Erdogan and Obama meanwhile are expected to have their first formal face-to-face bilateral encounter since October 2014.
- 'Breakthrough unlikely' -
But finding agreement on Syria will be tough, with Russia vehemently opposed to host Turkey's strategic aim of toppling President Bashar al-Assad and Ankara so far only receiving a lukewarm response to its plan of a safe zone inside Syria.
"A breakthrough is very unlikely on Syria or the refugee question," said Ozgur Unluhisarcikli, Ankara office director for the German Marshall Fund of the United States.
At the same time, he said the G20 would "want to end on a positive note" by striking a tone of convergence in the final communique.
A German official said the refugee issue was expected to be raised specifically at the leaders' dinner on Sunday night.

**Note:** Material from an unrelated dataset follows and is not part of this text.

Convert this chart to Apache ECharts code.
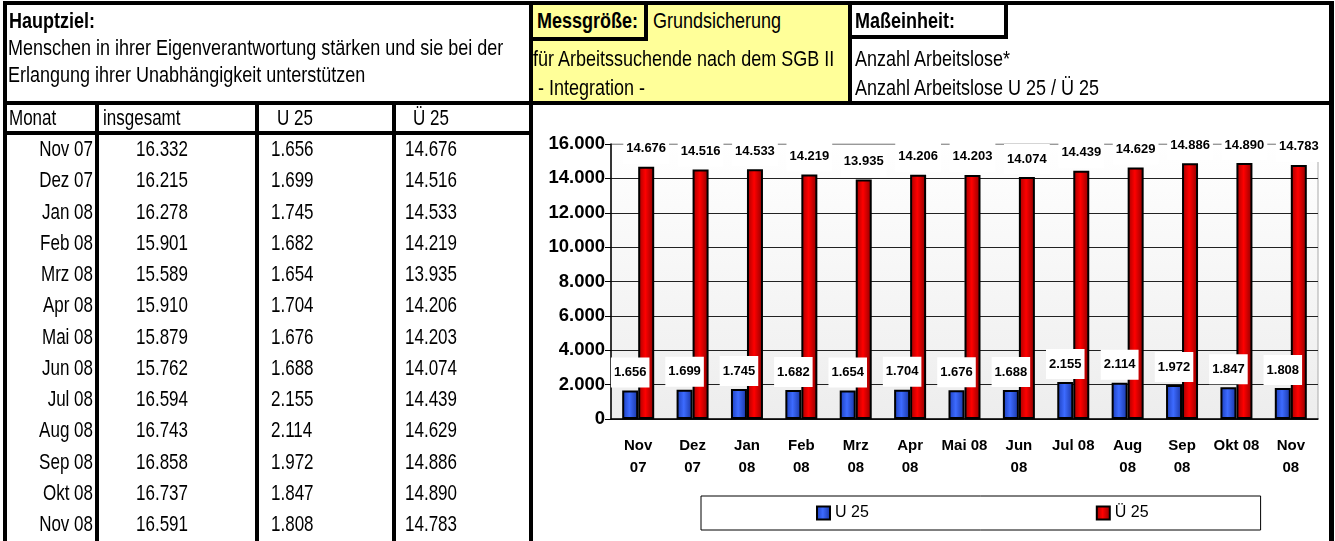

Turkey, which is hosting 2.2 million refugees from Syria, wants a concrete financial aid package from Europe in return for stemming the flow of migrants setting out from its shores to Europe.
"It's very difficult (on refugees) as the positions are very different from each other... though there will be a certain level of lip service on both sides," said Unluhisarcikli.
Sources said the final communique was expected to mention refugees, even if some countries did not see the G20 as the right forum for the discussion.
- Tax avoidance -
With the eurozone through the worst of its debt crisis, the economy will be less of an issue than at previous G20 meetings, although concern remains over the growth slowdown in China which could hurt emerging markets.
Leaders are also expected to give their assent to a final package of measures presented by the Organisation for Economic Cooperation and Development (OECD) to crack down on global tax avoidance.
Discussions on climate change will assume greater importance than usual coming just ahead of the UN COP21 conference in Paris that aims to agree a legally binding global climate treaty.
Campaigners will be hoping that a change of leadership in Canada and Australia -- whose previous premiers had shown scepticism about the climate drive -- will help encourage progress.
Meanwhile, any meeting between China's Xi Jinping and Japanese Premier Shinzo Abe will also be keenly watched over the tension in the South China Sea.
Other key guests at the summit include Saudi King Salman, whose delegation according to the Hurriyet daily has booked 546 hotel rooms at a cost of up to 15,000 euros ($16,115) each.